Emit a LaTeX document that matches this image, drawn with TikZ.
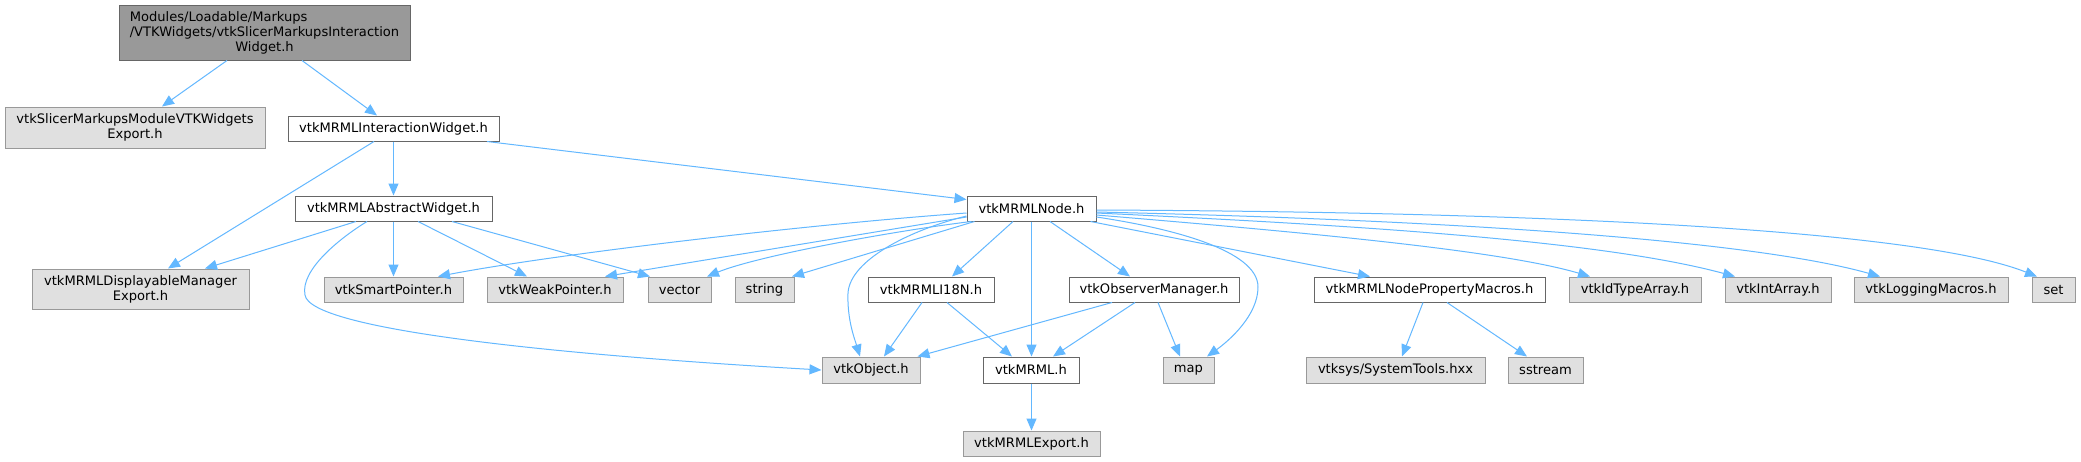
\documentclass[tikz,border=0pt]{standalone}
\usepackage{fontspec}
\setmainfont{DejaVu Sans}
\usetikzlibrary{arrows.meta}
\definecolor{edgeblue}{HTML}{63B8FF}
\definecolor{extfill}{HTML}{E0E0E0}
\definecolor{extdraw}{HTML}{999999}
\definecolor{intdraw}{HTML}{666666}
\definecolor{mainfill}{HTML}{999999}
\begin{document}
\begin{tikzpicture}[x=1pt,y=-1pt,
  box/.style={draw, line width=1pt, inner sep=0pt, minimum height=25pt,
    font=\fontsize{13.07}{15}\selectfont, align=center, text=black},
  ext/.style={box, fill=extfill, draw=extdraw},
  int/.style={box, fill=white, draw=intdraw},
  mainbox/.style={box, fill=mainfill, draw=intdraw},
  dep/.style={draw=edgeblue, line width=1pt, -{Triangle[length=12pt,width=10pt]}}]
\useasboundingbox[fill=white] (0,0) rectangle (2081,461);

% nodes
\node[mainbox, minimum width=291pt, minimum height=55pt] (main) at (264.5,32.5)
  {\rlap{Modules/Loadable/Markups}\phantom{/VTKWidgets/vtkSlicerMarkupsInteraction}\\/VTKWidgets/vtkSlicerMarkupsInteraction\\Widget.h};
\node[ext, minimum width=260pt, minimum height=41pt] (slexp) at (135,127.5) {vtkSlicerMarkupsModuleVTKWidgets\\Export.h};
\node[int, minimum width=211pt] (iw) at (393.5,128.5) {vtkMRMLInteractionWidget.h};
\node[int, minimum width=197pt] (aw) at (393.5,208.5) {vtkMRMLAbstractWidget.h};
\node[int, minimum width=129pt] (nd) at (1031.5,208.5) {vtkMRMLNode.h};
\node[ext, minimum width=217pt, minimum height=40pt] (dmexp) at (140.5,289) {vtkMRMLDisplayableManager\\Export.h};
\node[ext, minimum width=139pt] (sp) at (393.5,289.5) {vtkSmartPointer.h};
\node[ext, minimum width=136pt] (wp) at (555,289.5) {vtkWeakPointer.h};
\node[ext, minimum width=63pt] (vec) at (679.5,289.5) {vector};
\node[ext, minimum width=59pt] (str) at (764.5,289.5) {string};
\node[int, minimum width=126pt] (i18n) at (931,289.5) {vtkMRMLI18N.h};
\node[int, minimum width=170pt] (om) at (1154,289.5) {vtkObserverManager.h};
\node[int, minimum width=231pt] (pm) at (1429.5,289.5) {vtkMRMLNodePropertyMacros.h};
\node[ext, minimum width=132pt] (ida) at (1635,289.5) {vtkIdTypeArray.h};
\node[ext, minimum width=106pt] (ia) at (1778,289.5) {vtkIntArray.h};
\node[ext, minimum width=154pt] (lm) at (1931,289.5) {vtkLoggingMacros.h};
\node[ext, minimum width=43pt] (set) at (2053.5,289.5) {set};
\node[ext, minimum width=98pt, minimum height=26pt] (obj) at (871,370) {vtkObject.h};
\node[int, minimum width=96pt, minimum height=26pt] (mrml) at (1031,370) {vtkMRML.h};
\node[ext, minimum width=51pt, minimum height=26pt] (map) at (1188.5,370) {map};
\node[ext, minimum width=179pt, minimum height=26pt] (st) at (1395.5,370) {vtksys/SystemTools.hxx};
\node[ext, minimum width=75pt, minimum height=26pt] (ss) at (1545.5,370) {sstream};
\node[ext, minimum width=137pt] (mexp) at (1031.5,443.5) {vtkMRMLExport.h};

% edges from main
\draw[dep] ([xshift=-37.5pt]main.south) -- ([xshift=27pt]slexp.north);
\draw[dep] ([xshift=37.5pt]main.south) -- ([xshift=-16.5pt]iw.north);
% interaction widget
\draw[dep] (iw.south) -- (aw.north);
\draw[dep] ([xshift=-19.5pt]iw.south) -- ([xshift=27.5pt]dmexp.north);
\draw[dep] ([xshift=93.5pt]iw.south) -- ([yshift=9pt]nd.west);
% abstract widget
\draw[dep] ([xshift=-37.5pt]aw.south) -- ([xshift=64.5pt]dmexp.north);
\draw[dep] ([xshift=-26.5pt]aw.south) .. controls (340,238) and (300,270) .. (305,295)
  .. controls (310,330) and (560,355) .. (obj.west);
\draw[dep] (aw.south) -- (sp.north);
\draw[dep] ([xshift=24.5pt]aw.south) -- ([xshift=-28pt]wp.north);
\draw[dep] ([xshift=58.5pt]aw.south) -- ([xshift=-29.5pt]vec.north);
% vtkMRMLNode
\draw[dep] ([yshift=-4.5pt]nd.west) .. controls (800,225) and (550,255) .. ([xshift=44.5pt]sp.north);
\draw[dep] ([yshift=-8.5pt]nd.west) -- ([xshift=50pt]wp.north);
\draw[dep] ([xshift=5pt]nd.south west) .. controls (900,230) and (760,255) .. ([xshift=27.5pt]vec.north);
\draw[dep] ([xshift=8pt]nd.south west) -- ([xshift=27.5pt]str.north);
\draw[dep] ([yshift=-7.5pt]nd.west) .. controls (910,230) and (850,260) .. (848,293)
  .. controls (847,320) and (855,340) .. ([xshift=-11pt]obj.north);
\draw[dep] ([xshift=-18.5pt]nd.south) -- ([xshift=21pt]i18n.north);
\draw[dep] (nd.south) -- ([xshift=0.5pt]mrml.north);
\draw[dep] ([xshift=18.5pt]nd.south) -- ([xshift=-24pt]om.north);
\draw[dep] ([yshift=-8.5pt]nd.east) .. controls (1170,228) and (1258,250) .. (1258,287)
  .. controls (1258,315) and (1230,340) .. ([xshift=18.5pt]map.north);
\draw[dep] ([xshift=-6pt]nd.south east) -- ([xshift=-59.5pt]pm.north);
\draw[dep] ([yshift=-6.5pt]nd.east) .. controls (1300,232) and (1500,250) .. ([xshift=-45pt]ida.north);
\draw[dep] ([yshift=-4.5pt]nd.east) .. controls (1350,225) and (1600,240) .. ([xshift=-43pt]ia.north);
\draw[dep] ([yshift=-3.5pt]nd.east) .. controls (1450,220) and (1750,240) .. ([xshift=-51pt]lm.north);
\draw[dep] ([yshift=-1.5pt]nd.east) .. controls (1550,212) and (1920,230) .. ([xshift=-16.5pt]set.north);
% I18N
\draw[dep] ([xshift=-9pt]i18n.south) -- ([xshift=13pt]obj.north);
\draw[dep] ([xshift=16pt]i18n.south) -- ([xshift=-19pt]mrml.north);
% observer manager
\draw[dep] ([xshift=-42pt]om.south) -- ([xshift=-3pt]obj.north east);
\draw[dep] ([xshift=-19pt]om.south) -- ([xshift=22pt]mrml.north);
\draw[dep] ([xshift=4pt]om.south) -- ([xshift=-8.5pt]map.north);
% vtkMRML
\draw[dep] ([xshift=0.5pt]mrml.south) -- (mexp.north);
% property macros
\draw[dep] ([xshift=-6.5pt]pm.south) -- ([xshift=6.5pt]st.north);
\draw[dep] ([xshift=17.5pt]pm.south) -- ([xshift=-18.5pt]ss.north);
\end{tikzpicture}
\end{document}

Exercise instructions: Set the listing down in full and exactly. Pictures within it should not appear in the copy.

Answer to the exercise:
Emit a LaTeX document that matches this image, drawn with TikZ.
\documentclass[tikz,border=0pt]{standalone}
\usepackage{fontspec}
\setmainfont{DejaVu Sans}
\usetikzlibrary{arrows.meta}
\definecolor{edgeblue}{HTML}{63B8FF}
\definecolor{extfill}{HTML}{E0E0E0}
\definecolor{extdraw}{HTML}{999999}
\definecolor{intdraw}{HTML}{666666}
\definecolor{mainfill}{HTML}{999999}
\begin{document}
\begin{tikzpicture}[x=1pt,y=-1pt,
  box/.style={draw, line width=1pt, inner sep=0pt, minimum height=25pt,
    font=\fontsize{13.07}{15}\selectfont, align=center, text=black},
  ext/.style={box, fill=extfill, draw=extdraw},
  int/.style={box, fill=white, draw=intdraw},
  mainbox/.style={box, fill=mainfill, draw=intdraw},
  dep/.style={draw=edgeblue, line width=1pt, -{Triangle[length=12pt,width=10pt]}}]
\useasboundingbox[fill=white] (0,0) rectangle (2081,461);

% nodes
\node[mainbox, minimum width=291pt, minimum height=55pt] (main) at (264.5,32.5)
  {\rlap{Modules/Loadable/Markups}\phantom{/VTKWidgets/vtkSlicerMarkupsInteraction}\\/VTKWidgets/vtkSlicerMarkupsInteraction\\Widget.h};
\node[ext, minimum width=260pt, minimum height=41pt] (slexp) at (135,127.5) {vtkSlicerMarkupsModuleVTKWidgets\\Export.h};
\node[int, minimum width=211pt] (iw) at (393.5,128.5) {vtkMRMLInteractionWidget.h};
\node[int, minimum width=197pt] (aw) at (393.5,208.5) {vtkMRMLAbstractWidget.h};
\node[int, minimum width=129pt] (nd) at (1031.5,208.5) {vtkMRMLNode.h};
\node[ext, minimum width=217pt, minimum height=40pt] (dmexp) at (140.5,289) {vtkMRMLDisplayableManager\\Export.h};
\node[ext, minimum width=139pt] (sp) at (393.5,289.5) {vtkSmartPointer.h};
\node[ext, minimum width=136pt] (wp) at (555,289.5) {vtkWeakPointer.h};
\node[ext, minimum width=63pt] (vec) at (679.5,289.5) {vector};
\node[ext, minimum width=59pt] (str) at (764.5,289.5) {string};
\node[int, minimum width=126pt] (i18n) at (931,289.5) {vtkMRMLI18N.h};
\node[int, minimum width=170pt] (om) at (1154,289.5) {vtkObserverManager.h};
\node[int, minimum width=231pt] (pm) at (1429.5,289.5) {vtkMRMLNodePropertyMacros.h};
\node[ext, minimum width=132pt] (ida) at (1635,289.5) {vtkIdTypeArray.h};
\node[ext, minimum width=106pt] (ia) at (1778,289.5) {vtkIntArray.h};
\node[ext, minimum width=154pt] (lm) at (1931,289.5) {vtkLoggingMacros.h};
\node[ext, minimum width=43pt] (set) at (2053.5,289.5) {set};
\node[ext, minimum width=98pt, minimum height=26pt] (obj) at (871,370) {vtkObject.h};
\node[int, minimum width=96pt, minimum height=26pt] (mrml) at (1031,370) {vtkMRML.h};
\node[ext, minimum width=51pt, minimum height=26pt] (map) at (1188.5,370) {map};
\node[ext, minimum width=179pt, minimum height=26pt] (st) at (1395.5,370) {vtksys/SystemTools.hxx};
\node[ext, minimum width=75pt, minimum height=26pt] (ss) at (1545.5,370) {sstream};
\node[ext, minimum width=137pt] (mexp) at (1031.5,443.5) {vtkMRMLExport.h};

% edges from main
\draw[dep] ([xshift=-37.5pt]main.south) -- ([xshift=27pt]slexp.north);
\draw[dep] ([xshift=37.5pt]main.south) -- ([xshift=-16.5pt]iw.north);
% interaction widget
\draw[dep] (iw.south) -- (aw.north);
\draw[dep] ([xshift=-19.5pt]iw.south) -- ([xshift=27.5pt]dmexp.north);
\draw[dep] ([xshift=93.5pt]iw.south) -- ([yshift=9pt]nd.west);
% abstract widget
\draw[dep] ([xshift=-37.5pt]aw.south) -- ([xshift=64.5pt]dmexp.north);
\draw[dep] ([xshift=-26.5pt]aw.south) .. controls (340,238) and (300,270) .. (305,295)
  .. controls (310,330) and (560,355) .. (obj.west);
\draw[dep] (aw.south) -- (sp.north);
\draw[dep] ([xshift=24.5pt]aw.south) -- ([xshift=-28pt]wp.north);
\draw[dep] ([xshift=58.5pt]aw.south) -- ([xshift=-29.5pt]vec.north);
% vtkMRMLNode
\draw[dep] ([yshift=-4.5pt]nd.west) .. controls (800,225) and (550,255) .. ([xshift=44.5pt]sp.north);
\draw[dep] ([yshift=-8.5pt]nd.west) -- ([xshift=50pt]wp.north);
\draw[dep] ([xshift=5pt]nd.south west) .. controls (900,230) and (760,255) .. ([xshift=27.5pt]vec.north);
\draw[dep] ([xshift=8pt]nd.south west) -- ([xshift=27.5pt]str.north);
\draw[dep] ([yshift=-7.5pt]nd.west) .. controls (910,230) and (850,260) .. (848,293)
  .. controls (847,320) and (855,340) .. ([xshift=-11pt]obj.north);
\draw[dep] ([xshift=-18.5pt]nd.south) -- ([xshift=21pt]i18n.north);
\draw[dep] (nd.south) -- ([xshift=0.5pt]mrml.north);
\draw[dep] ([xshift=18.5pt]nd.south) -- ([xshift=-24pt]om.north);
\draw[dep] ([yshift=-8.5pt]nd.east) .. controls (1170,228) and (1258,250) .. (1258,287)
  .. controls (1258,315) and (1230,340) .. ([xshift=18.5pt]map.north);
\draw[dep] ([xshift=-6pt]nd.south east) -- ([xshift=-59.5pt]pm.north);
\draw[dep] ([yshift=-6.5pt]nd.east) .. controls (1300,232) and (1500,250) .. ([xshift=-45pt]ida.north);
\draw[dep] ([yshift=-4.5pt]nd.east) .. controls (1350,225) and (1600,240) .. ([xshift=-43pt]ia.north);
\draw[dep] ([yshift=-3.5pt]nd.east) .. controls (1450,220) and (1750,240) .. ([xshift=-51pt]lm.north);
\draw[dep] ([yshift=-1.5pt]nd.east) .. controls (1550,212) and (1920,230) .. ([xshift=-16.5pt]set.north);
% I18N
\draw[dep] ([xshift=-9pt]i18n.south) -- ([xshift=13pt]obj.north);
\draw[dep] ([xshift=16pt]i18n.south) -- ([xshift=-19pt]mrml.north);
% observer manager
\draw[dep] ([xshift=-42pt]om.south) -- ([xshift=-3pt]obj.north east);
\draw[dep] ([xshift=-19pt]om.south) -- ([xshift=22pt]mrml.north);
\draw[dep] ([xshift=4pt]om.south) -- ([xshift=-8.5pt]map.north);
% vtkMRML
\draw[dep] ([xshift=0.5pt]mrml.south) -- (mexp.north);
% property macros
\draw[dep] ([xshift=-6.5pt]pm.south) -- ([xshift=6.5pt]st.north);
\draw[dep] ([xshift=17.5pt]pm.south) -- ([xshift=-18.5pt]ss.north);
\end{tikzpicture}
\end{document}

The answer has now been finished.